# start of Listed records

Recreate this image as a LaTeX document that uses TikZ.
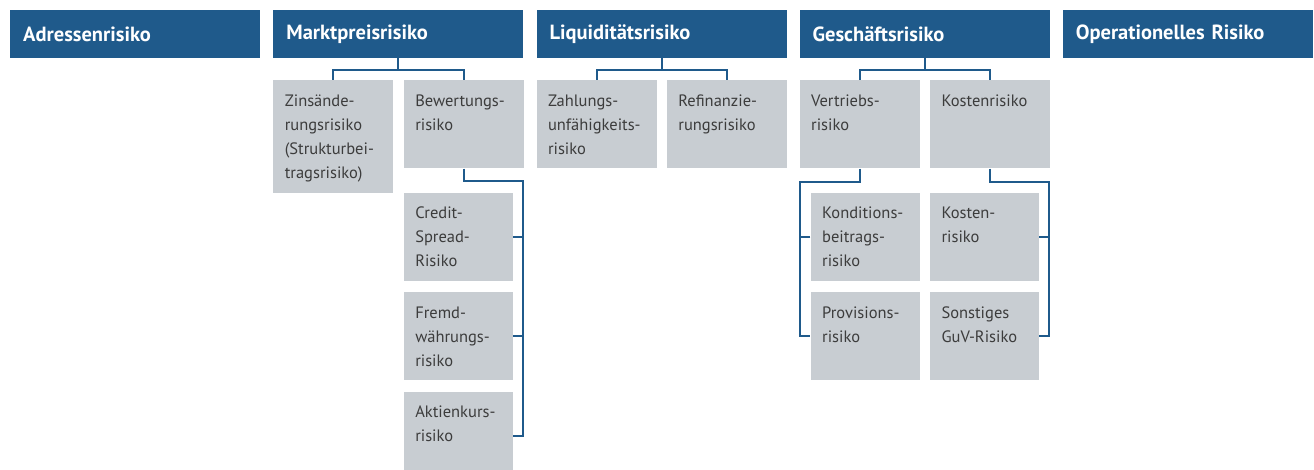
\documentclass[tikz,border=0pt]{standalone}
\usepackage{fontspec}
\setmainfont{PT Sans}
\usetikzlibrary{positioning,calc}
\definecolor{riskblue}{HTML}{1F5A8B}
\definecolor{cellgrey}{HTML}{C8CDD2}
\definecolor{cellink}{HTML}{3C3C3C}
\begin{document}
\begin{tikzpicture}[
    x=1pt,y=-1pt,
    head/.style={fill=riskblue,text=white,font=\fontsize{20.5}{24}\selectfont\bfseries,
      text width=224pt,inner xsep=13pt,minimum height=48pt,align=left},
    cell/.style={fill=cellgrey,text=cellink,font=\fontsize{16.5}{24}\selectfont,
      text width=97pt,inner xsep=11.5pt,inner ysep=0pt,text height=26pt,text depth=62pt,align=left},
    subcell/.style={cell,text width=86pt},
    link/.style={riskblue,line width=2pt}]
  \useasboundingbox (0,0) rectangle (1314,470);
  % Risikoarten
  \node[head,anchor=west] (adr) at (10,34) {Adressenrisiko};
  \node[head,right=12.75pt of adr] (markt) {Marktpreisrisiko};
  \node[head,right=12.75pt of markt] (liqu) {Liquiditätsrisiko};
  \node[head,right=12.75pt of liqu] (gesch) {Geschäftsrisiko};
  \node[head,right=12.75pt of gesch] (oper) {Operationelles Risiko};
  % Marktpreisrisiko
  \node[cell,below right=22pt and 0pt of markt.south west,text depth=87pt] (zins)
    {Zinsände-\\rungsrisiko\\(Strukturbei-\\tragsrisiko)};
  \node[cell,right=10pt of zins.north east,anchor=north west] (bew) {Bewertungs-\\risiko};
  \node[subcell,below=24pt of bew.south west,anchor=north west] (credit) {Credit-\\Spread-\\Risiko};
  \node[subcell,below=11pt of credit] (fremd) {Fremd-\\währungs-\\risiko};
  \node[subcell,below=11pt of fremd] (aktien) {Aktienkurs-\\risiko};
  % Liquiditaetsrisiko
  \node[cell,below right=22pt and 0pt of liqu.south west] (zahl) {Zahlungs-\\unfähigkeits-\\risiko};
  \node[cell,right=10pt of zahl] (refi) {Refinanzie-\\rungsrisiko};
  % Geschaeftsrisiko
  \node[cell,below right=22pt and 0pt of gesch.south west] (vert) {Vertriebs-\\risiko};
  \node[cell,right=10pt of vert] (kost) {Kostenrisiko};
  \node[subcell,below=24pt of vert.south west,anchor=north west,xshift=11pt] (kond) {Konditions-\\beitrags-\\risiko};
  \node[subcell,below=11pt of kond] (prov) {Provisions-\\risiko};
  \node[subcell,below=24pt of kost.south west,anchor=north west] (kost2) {Kosten-\\risiko};
  \node[subcell,below=11pt of kost2] (sgv) {Sonstiges\\GuV-Risiko};
  % Verbindungen
  \draw[link] (markt.south) -- ++(0,12) -| (zins.north);
  \draw[link] (markt.south) -- ++(0,12) -| (bew.north);
  \draw[link] (liqu.south) -- ++(0,12) -| (zahl.north);
  \draw[link] (liqu.south) -- ++(0,12) -| (refi.north);
  \draw[link] (gesch.south) -- ++(0,12) -| (vert.north);
  \draw[link] (gesch.south) -- ++(0,12) -| (kost.north);
  \coordinate (brail) at ($(credit.east)+(10,0)$);
  \draw[link] (bew.south) -- ++(0,12) -| (brail |- aktien.east) -- (aktien.east);
  \draw[link] (credit.east) -- (brail);
  \draw[link] (fremd.east) -- (fremd.east -| brail);
  \coordinate (vrail) at ($(kond.west)+(-10,0)$);
  \draw[link] (vert.south) -- ++(0,13) -| (vrail |- prov.west) -- (prov.west);
  \draw[link] (kond.west) -- (vrail);
  \coordinate (krail) at ($(kost2.east)+(10,0)$);
  \draw[link] (kost.south) -- ++(0,13) -| (krail |- sgv.east) -- (sgv.east);
  \draw[link] (kost2.east) -- (krail);
\end{tikzpicture}
\end{document}
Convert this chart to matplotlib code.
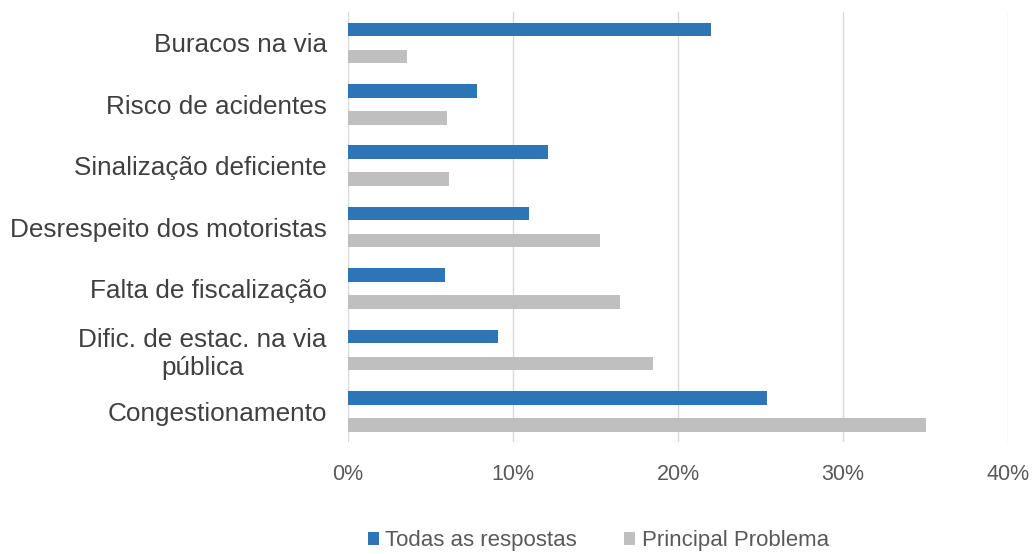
import matplotlib
matplotlib.use("Agg")
import matplotlib.pyplot as plt
import numpy as np
from matplotlib.ticker import PercentFormatter

categories = [
    "Buracos na via",
    "Risco de acidentes",
    "Sinalização deficiente",
    "Desrespeito dos motoristas",
    "Falta de fiscalização",
    "Dific. de estac. na via\npública",
    "Congestionamento",
]
todas = [22.0, 7.8, 12.1, 11.0, 5.9, 9.1, 25.4]
principal = [3.6, 6.0, 6.1, 15.3, 16.5, 18.5, 35.0]
series_names = ["Todas as respostas", "Principal Problema"]

BLUE = "#2E75B6"
GRAY = "#BFBFBF"
TEXT = "#404040"

plt.rcParams["font.family"] = ["Liberation Sans", "DejaVu Sans"]

fig = plt.figure(figsize=(10.32, 5.54), dpi=100)
ax = fig.add_axes([0.337, 0.202, 0.640, 0.776])

y = np.arange(len(categories))
h = 0.22
ax.barh(y - h, todas, height=h, color=BLUE, label=series_names[0], zorder=3)
ax.barh(y + h, principal, height=h, color=GRAY, label=series_names[1], zorder=3)

ax.set_ylim(len(categories) - 0.5, -0.5)
ax.set_xlim(0, 40)
ax.set_xticks([0, 10, 20, 30, 40])
ax.xaxis.set_major_formatter(PercentFormatter(decimals=0))
ax.set_yticks(y)
ax.set_yticklabels(categories, fontsize=18.8, color=TEXT, multialignment="center")
ax.tick_params(axis="y", length=0, pad=15)
ax.tick_params(axis="x", length=0, pad=16, labelsize=15.5, labelcolor="#595959")
ax.grid(axis="x", color="#D9D9D9", linewidth=1.0, zorder=0)
for s in ax.spines.values():
    s.set_visible(False)

ax.legend(loc="center", bbox_to_anchor=(0.379, -0.23), ncol=2, frameon=False,
          fontsize=16, labelcolor="#595959", handlelength=0.5, handleheight=0.5,
          handletextpad=0.3, columnspacing=2.1)

fig.savefig("out.png", dpi=100)
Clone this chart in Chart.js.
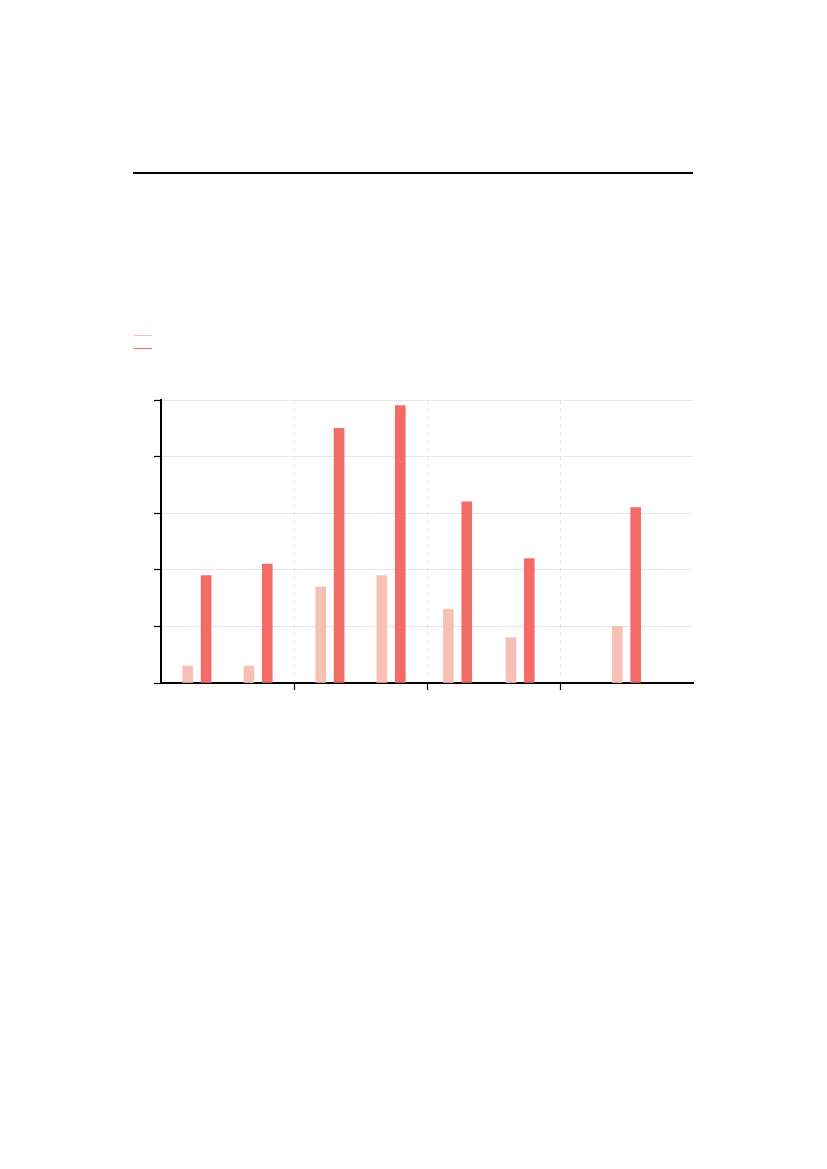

# end of Listed records

*Exercise instructions*.
Leave out the pictures and transcribe everything else exactly.

*Solution for this problem*.
Recreate this image as a LaTeX document that uses TikZ.
\documentclass[tikz,border=0pt]{standalone}
\usepackage{fontspec}
\setmainfont{PT Sans}
\usetikzlibrary{positioning,calc}
\definecolor{riskblue}{HTML}{1F5A8B}
\definecolor{cellgrey}{HTML}{C8CDD2}
\definecolor{cellink}{HTML}{3C3C3C}
\begin{document}
\begin{tikzpicture}[
    x=1pt,y=-1pt,
    head/.style={fill=riskblue,text=white,font=\fontsize{20.5}{24}\selectfont\bfseries,
      text width=224pt,inner xsep=13pt,minimum height=48pt,align=left},
    cell/.style={fill=cellgrey,text=cellink,font=\fontsize{16.5}{24}\selectfont,
      text width=97pt,inner xsep=11.5pt,inner ysep=0pt,text height=26pt,text depth=62pt,align=left},
    subcell/.style={cell,text width=86pt},
    link/.style={riskblue,line width=2pt}]
  \useasboundingbox (0,0) rectangle (1314,470);
  % Risikoarten
  \node[head,anchor=west] (adr) at (10,34) {Adressenrisiko};
  \node[head,right=12.75pt of adr] (markt) {Marktpreisrisiko};
  \node[head,right=12.75pt of markt] (liqu) {Liquiditätsrisiko};
  \node[head,right=12.75pt of liqu] (gesch) {Geschäftsrisiko};
  \node[head,right=12.75pt of gesch] (oper) {Operationelles Risiko};
  % Marktpreisrisiko
  \node[cell,below right=22pt and 0pt of markt.south west,text depth=87pt] (zins)
    {Zinsände-\\rungsrisiko\\(Strukturbei-\\tragsrisiko)};
  \node[cell,right=10pt of zins.north east,anchor=north west] (bew) {Bewertungs-\\risiko};
  \node[subcell,below=24pt of bew.south west,anchor=north west] (credit) {Credit-\\Spread-\\Risiko};
  \node[subcell,below=11pt of credit] (fremd) {Fremd-\\währungs-\\risiko};
  \node[subcell,below=11pt of fremd] (aktien) {Aktienkurs-\\risiko};
  % Liquiditaetsrisiko
  \node[cell,below right=22pt and 0pt of liqu.south west] (zahl) {Zahlungs-\\unfähigkeits-\\risiko};
  \node[cell,right=10pt of zahl] (refi) {Refinanzie-\\rungsrisiko};
  % Geschaeftsrisiko
  \node[cell,below right=22pt and 0pt of gesch.south west] (vert) {Vertriebs-\\risiko};
  \node[cell,right=10pt of vert] (kost) {Kostenrisiko};
  \node[subcell,below=24pt of vert.south west,anchor=north west,xshift=11pt] (kond) {Konditions-\\beitrags-\\risiko};
  \node[subcell,below=11pt of kond] (prov) {Provisions-\\risiko};
  \node[subcell,below=24pt of kost.south west,anchor=north west] (kost2) {Kosten-\\risiko};
  \node[subcell,below=11pt of kost2] (sgv) {Sonstiges\\GuV-Risiko};
  % Verbindungen
  \draw[link] (markt.south) -- ++(0,12) -| (zins.north);
  \draw[link] (markt.south) -- ++(0,12) -| (bew.north);
  \draw[link] (liqu.south) -- ++(0,12) -| (zahl.north);
  \draw[link] (liqu.south) -- ++(0,12) -| (refi.north);
  \draw[link] (gesch.south) -- ++(0,12) -| (vert.north);
  \draw[link] (gesch.south) -- ++(0,12) -| (kost.north);
  \coordinate (brail) at ($(credit.east)+(10,0)$);
  \draw[link] (bew.south) -- ++(0,12) -| (brail |- aktien.east) -- (aktien.east);
  \draw[link] (credit.east) -- (brail);
  \draw[link] (fremd.east) -- (fremd.east -| brail);
  \coordinate (vrail) at ($(kond.west)+(-10,0)$);
  \draw[link] (vert.south) -- ++(0,13) -| (vrail |- prov.west) -- (prov.west);
  \draw[link] (kond.west) -- (vrail);
  \coordinate (krail) at ($(kost2.east)+(10,0)$);
  \draw[link] (kost.south) -- ++(0,13) -| (krail |- sgv.east) -- (sgv.east);
  \draw[link] (kost2.east) -- (krail);
\end{tikzpicture}
\end{document}
Convert this chart to matplotlib code.
import matplotlib
matplotlib.use("Agg")
import matplotlib.pyplot as plt
import numpy as np
from matplotlib.ticker import PercentFormatter

categories = [
    "Buracos na via",
    "Risco de acidentes",
    "Sinalização deficiente",
    "Desrespeito dos motoristas",
    "Falta de fiscalização",
    "Dific. de estac. na via\npública",
    "Congestionamento",
]
todas = [22.0, 7.8, 12.1, 11.0, 5.9, 9.1, 25.4]
principal = [3.6, 6.0, 6.1, 15.3, 16.5, 18.5, 35.0]
series_names = ["Todas as respostas", "Principal Problema"]

BLUE = "#2E75B6"
GRAY = "#BFBFBF"
TEXT = "#404040"

plt.rcParams["font.family"] = ["Liberation Sans", "DejaVu Sans"]

fig = plt.figure(figsize=(10.32, 5.54), dpi=100)
ax = fig.add_axes([0.337, 0.202, 0.640, 0.776])

y = np.arange(len(categories))
h = 0.22
ax.barh(y - h, todas, height=h, color=BLUE, label=series_names[0], zorder=3)
ax.barh(y + h, principal, height=h, color=GRAY, label=series_names[1], zorder=3)

ax.set_ylim(len(categories) - 0.5, -0.5)
ax.set_xlim(0, 40)
ax.set_xticks([0, 10, 20, 30, 40])
ax.xaxis.set_major_formatter(PercentFormatter(decimals=0))
ax.set_yticks(y)
ax.set_yticklabels(categories, fontsize=18.8, color=TEXT, multialignment="center")
ax.tick_params(axis="y", length=0, pad=15)
ax.tick_params(axis="x", length=0, pad=16, labelsize=15.5, labelcolor="#595959")
ax.grid(axis="x", color="#D9D9D9", linewidth=1.0, zorder=0)
for s in ax.spines.values():
    s.set_visible(False)

ax.legend(loc="center", bbox_to_anchor=(0.379, -0.23), ncol=2, frameon=False,
          fontsize=16, labelcolor="#595959", handlelength=0.5, handleheight=0.5,
          handletextpad=0.3, columnspacing=2.1)

fig.savefig("out.png", dpi=100)
Clone this chart in Chart.js.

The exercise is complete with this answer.